»Wäre ich doch nur nie an diesem verdammten Bahnhof in Seoul gestrandet.« Mit diesen Worten auf den Lippen gibt sich einer der eher sympathischen Protagonisten seinem Schicksal hin, ein Obdachloser, den die Gesellschaft am liebsten längst ausgesondert hätte. Weit weg von der Metropole mit ihren gefegten Straßen und ihrer aseptischen Fassade des Reichtums, war er Zeuge des Ausbruchs einer Seuche, die alle gleichermaßen befällt, keinen Unterschied macht zwischen Ober- und Unterschicht. Chaos zieht mit den Zombies durch die Straßen von Seoul. Der Obdachlose und eine Frau, die sich durch Prostitution vor dem Leben auf der Straße zu schützen versuchte, fliehen vor den Horden. Sie sind die Helden in einem Animationsfilm, der eigentlich keine Helden kennt. Und keine Hoffnung. Die Dystopie »Seoul Station« bezieht ihre Spannung aus dem kleinen Funken, dem Strohhalm, dass es den beiden doch gelingen möge, hinter die Absperrungen des Militärs zu kommen. Nach Hause aufs ruhige Land, zum Vater, zur Familie, der es besser gehen möge – eine trügerische Hoffnung. Yeon Sang-ho (»King of Pigs«, 2011) ist in seinem Heimatland Südkorea für seine sozialkritischen Animationsfilme bekannt. Mit »Seoul Station« schuf er einen grimmigen Zombiefilm in grobem, fast kindlich abstraktem Zeichenstrich, der sich umso detaillierter und ernsthafter mit der Gesellschaft Südkoreas (eigentlich aller Industriestaaten) beschäftigt, die bereits weit vor der Plage ihre Menschlichkeit verloren hat.
Ort und Zeit der Handlung von »Seoul Station« sind annähernd gleich mit Yeon Sang-hos Realfilm »Train to Busan«. Während man sich im Animationsfilm mit den Folgen der Seuche herumschlägt, bekommt man hier gleich zu Beginn beiläufig deren Ursprung offenbart: einen Störfall in einer Biotec-Anlage. Auch hier lautet die Botschaft: Die Hauptübel auf der Welt sind Ignoranz und Egomanie.

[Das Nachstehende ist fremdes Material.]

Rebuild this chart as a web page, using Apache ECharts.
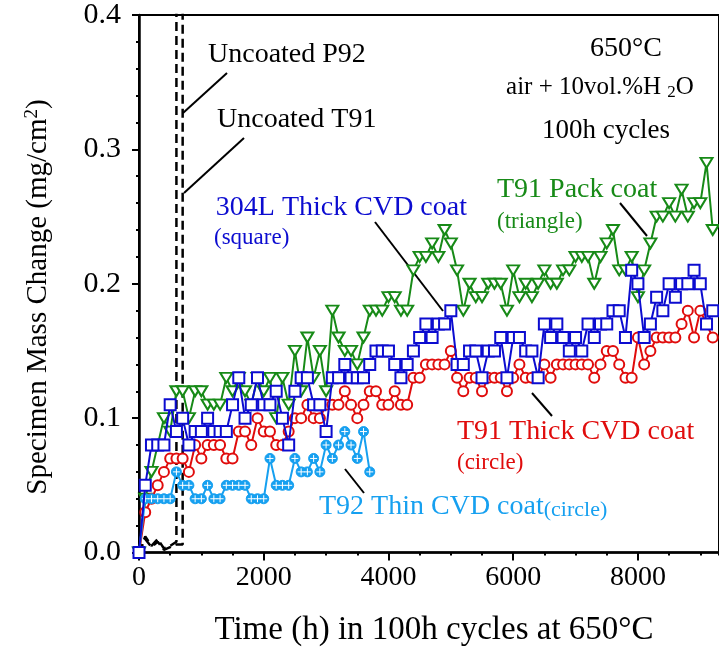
<!DOCTYPE html>
<html><head><meta charset="utf-8">
<script src="https://cdn.jsdelivr.net/npm/echarts@6/dist/echarts.min.js"></script>
<style>html,body{margin:0;padding:0;background:#fff}#c{width:719px;height:648px}</style>
</head><body><div id="c"></div>
<script>
const hours = [0,100,200,300,400,500,600,700,800,900,1000,1100,1200,1300,1400,1500,1600,1700,1800,1900,2000,2100,2200,2300,2400,2500,2600,2700,2800,2900,3000,3100,3200,3300,3400,3500,3600,3700,3800,3900,4000,4100,4200,4300,4400,4500,4600,4700,4800,4900,5000,5100,5200,5300,5400,5500,5600,5700,5800,5900,6000,6100,6200,6300,6400,6500,6600,6700,6800,6900,7000,7100,7200,7300,7400,7500,7600,7700,7800,7900,8000,8100,8200,8300,8400,8500,8600,8700,8800,8900,9000,9100,9200];
const t91Pack = [0,.04,.06,.08,.10,.09,.12,.12,.10,.12,.12,.11,.11,.11,.13,.12,.13,.12,.11,.13,.12,.13,.10,.13,.11,.15,.12,.16,.13,.15,.12,.18,.16,.15,.15,.14,.16,.18,.18,.18,.19,.19,.18,.18,.21,.22,.22,.23,.22,.24,.23,.21,.18,.20,.19,.19,.20,.20,.20,.18,.21,.19,.20,.19,.20,.21,.20,.20,.21,.21,.22,.22,.22,.20,.22,.23,.24,.21,.21,.22,.19,.21,.23,.25,.25,.26,.25,.27,.25,.26,.26,.29,.24];
const t91Thick = [0,.03,.04,.05,.06,.07,.07,.07,.06,.08,.07,.08,.08,.08,.07,.07,.09,.09,.08,.10,.09,.09,.08,.08,.09,.10,.10,.11,.10,.10,.11,.11,.11,.12,.11,.10,.11,.12,.12,.11,.11,.12,.11,.11,.13,.13,.14,.14,.14,.14,.15,.13,.12,.13,.13,.12,.13,.13,.13,.12,.13,.14,.13,.13,.13,.14,.13,.14,.14,.14,.14,.14,.14,.13,.14,.15,.15,.14,.13,.13,.16,.14,.15,.16,.16,.16,.16,.17,.18,.16,.18,.17,.16];
const s304Thick = [0,.05,.08,.08,.08,.11,.09,.10,.08,.09,.09,.10,.09,.09,.09,.11,.13,.10,.11,.13,.11,.11,.12,.10,.08,.12,.13,.13,.11,.11,.09,.13,.13,.14,.13,.13,.13,.14,.15,.15,.15,.14,.13,.14,.15,.16,.17,.16,.17,.17,.18,.14,.14,.15,.15,.13,.15,.15,.16,.13,.16,.16,.15,.15,.13,.17,.16,.17,.16,.15,.16,.15,.17,.16,.17,.17,.18,.18,.16,.21,.20,.16,.17,.19,.18,.20,.19,.20,.20,.21,.20,.17,.18];
const t92Thin = [0,.04,.04,.04,.04,.04,.06,.05,.05,.04,.04,.05,.04,.04,.05,.05,.05,.05,.04,.04,.04,.07,.05,.05,.05,.07,.06,.06,.07,.06,.08,.07,.08,.09,.08,.07,.09,.06];
const uncoatedT91 = [[0,0],[100,0.012],[200,0.005],[300,0.01],[400,0.003],[500,0.005],[600,0.008],[600,0.6]];
const uncoatedP92 = [[0,0],[100,0.01],[200,0.004],[300,0.008],[400,0.002],[500,0.004],[600,0.006],[700,0.006],[700,0.6]];
const xTicks = [0,2000,4000,6000,8000];

const FONT = 'Liberation Serif';
const pair = arr => arr.map((v,i)=>[hours[i], v]);
const GREEN='#178a17', RED='#e00c0c', BLUE='#0c0cd0', CYAN='#16a0f0';

const chart = echarts.init(document.getElementById('c'), null, {renderer:'canvas'});
const axisBase = {min:0, max:9300, splitLine:{show:false}};
chart.setOption({
  animation:false,
  backgroundColor:'#fff',
  grid:{left:139, top:15, width:581, height:537.5, show:true, borderColor:'#000', borderWidth:2, backgroundColor:'transparent'},
  xAxis:[
    Object.assign({type:'value', interval:2000,
      axisLine:{show:true, lineStyle:{color:'#000', width:2.5}},
      axisTick:{show:true, length:8, lineStyle:{color:'#000', width:2}},
      axisLabel:{show:true, color:'#000', fontFamily:FONT, fontSize:28, margin:11, showMaxLabel:false,
        formatter: v => xTicks.includes(v) ? String(v) : ''}
    }, axisBase),
    Object.assign({type:'value', interval:500, gridIndex:0, position:'bottom',
      axisLine:{show:false}, axisLabel:{show:false},
      axisTick:{show:true, length:3, lineStyle:{color:'#000', width:2}}
    }, axisBase)
  ],
  yAxis:{type:'value', min:0, max:0.4, interval:0.1, splitLine:{show:false},
    axisLine:{show:true, lineStyle:{color:'#000', width:2.5}},
    axisTick:{show:true, length:7, lineStyle:{color:'#000', width:2}},
    minorTick:{show:true, splitNumber:5, length:3, lineStyle:{color:'#000', width:2}},
    axisLabel:{color:'#000', fontFamily:FONT, fontSize:30, margin:18, formatter:v=>v.toFixed(1)}
  },
  series:[
    {type:'line', data:uncoatedT91, symbol:'none', lineStyle:{color:'#000', width:2.5, type:[9,5]}, z:1},
    {type:'line', data:uncoatedP92, symbol:'none', lineStyle:{color:'#000', width:2.5, type:[9,5]}, z:1},
    {type:'line', data:pair(t91Pack), symbol:'triangle', symbolRotate:180, symbolSize:[12,10],
      lineStyle:{color:GREEN, width:2}, itemStyle:{color:'#fff', borderColor:GREEN, borderWidth:2}, z:2},
    {type:'line', data:pair(t91Thick), symbol:'circle', symbolSize:10,
      lineStyle:{color:RED, width:2}, itemStyle:{color:'#fff', borderColor:RED, borderWidth:2}, z:3},
    {type:'line', data:pair(t92Thin), symbol:'circle', symbolSize:10,
      lineStyle:{color:CYAN, width:2}, itemStyle:{color:CYAN, borderColor:CYAN, borderWidth:1}, z:4},
    {type:'scatter', data:pair(t92Thin).slice(1), symbol:'path://M0,5L10,5M5,0L5,10', symbolSize:7,
      itemStyle:{color:'none', borderColor:'#fff', borderWidth:1, opacity:1}, z:5, silent:true},
    {type:'line', data:pair(s304Thick), symbol:'rect', symbolSize:11,
      lineStyle:{color:BLUE, width:2}, itemStyle:{color:'#fff', borderColor:BLUE, borderWidth:2}, z:6}
  ],
  graphic:[
    {type:'text', x:38, y:297, rotation:Math.PI/2, style:{text:'Specimen Mass Change (mg/cm{sup|2})', fontFamily:FONT, fontSize:29, fill:'#000', align:'center', verticalAlign:'middle',
      rich:{sup:{fontSize:19, verticalAlign:'top', padding:[0,0,12,0], fontFamily:FONT}}}},
    {type:'text', x:434, y:630, style:{text:'Time (h) in 100h cycles at 650\u00B0C', fontFamily:FONT, fontSize:33, fill:'#000', align:'center', verticalAlign:'middle'}},
    {type:'text', x:626, y:49, style:{text:'650\u00B0C', fontFamily:FONT, fontSize:28, fill:'#000', align:'center', verticalAlign:'middle'}},
    {type:'text', x:600, y:87, style:{text:'air + 10vol.%H {sub|2}O', fontFamily:FONT, fontSize:25, fill:'#000', align:'center', verticalAlign:'middle',
      rich:{sub:{fontSize:17, padding:[12,0,0,0], fontFamily:FONT}}}},
    {type:'text', x:606, y:131, style:{text:'100h cycles', fontFamily:FONT, fontSize:27, fill:'#000', align:'center', verticalAlign:'middle'}},
    {type:'text', x:208, y:55, style:{text:'Uncoated P92', fontFamily:FONT, fontSize:28, fill:'#000', align:'left', verticalAlign:'middle'}},
    {type:'text', x:217, y:120, style:{text:'Uncoated T91', fontFamily:FONT, fontSize:28, fill:'#000', align:'left', verticalAlign:'middle'}},
    {type:'line', shape:{x1:183, y1:113, x2:227, y2:73}, style:{stroke:'#000', lineWidth:2}},
    {type:'line', shape:{x1:184, y1:193, x2:244, y2:138}, style:{stroke:'#000', lineWidth:2}},
    {type:'text', x:467, y:208, style:{text:'304L Thick CVD coat', fontFamily:FONT, fontSize:28, fill:BLUE, align:'right', verticalAlign:'middle'}},
    {type:'text', x:214, y:238, style:{text:'(square)', fontFamily:FONT, fontSize:23, fill:BLUE, align:'left', verticalAlign:'middle'}},
    {type:'line', shape:{x1:375, y1:222, x2:443, y2:311}, style:{stroke:'#000', lineWidth:2}},
    {type:'text', x:497, y:190, style:{text:'T91 Pack coat', fontFamily:FONT, fontSize:28, fill:GREEN, align:'left', verticalAlign:'middle'}},
    {type:'text', x:497, y:222, style:{text:'(triangle)', fontFamily:FONT, fontSize:23, fill:GREEN, align:'left', verticalAlign:'middle'}},
    {type:'line', shape:{x1:620, y1:203, x2:647, y2:236}, style:{stroke:'#000', lineWidth:2}},
    {type:'text', x:457, y:432, style:{text:'T91 Thick CVD coat', fontFamily:FONT, fontSize:28, fill:RED, align:'left', verticalAlign:'middle'}},
    {type:'text', x:457, y:463, style:{text:'(circle)', fontFamily:FONT, fontSize:23, fill:RED, align:'left', verticalAlign:'middle'}},
    {type:'line', shape:{x1:532, y1:393, x2:552, y2:416}, style:{stroke:'#000', lineWidth:2}},
    {type:'text', x:319, y:507, style:{text:'T92 Thin CVD coat{s|(circle)}', fontFamily:FONT, fontSize:28, fill:CYAN, align:'left', verticalAlign:'middle',
      rich:{s:{fontSize:22, fontFamily:FONT, fill:CYAN, padding:[6,0,0,0]}}}},
    {type:'line', shape:{x1:345, y1:469, x2:364, y2:493}, style:{stroke:'#000', lineWidth:2}}
  ]
});
</script></body></html>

Die Filme sind als Doublefeature in einer »Special Limited Edition« erschienen. Das macht Sinn, bieten sie doch beide furioses, mal nachdenkliches, mal aktionsbetontes Endzeitkino. Spannend und eindringlich sind sie auf jeweils eigene Weise – und keinesfalls nur Stoff zum unbekümmerten Konsumieren.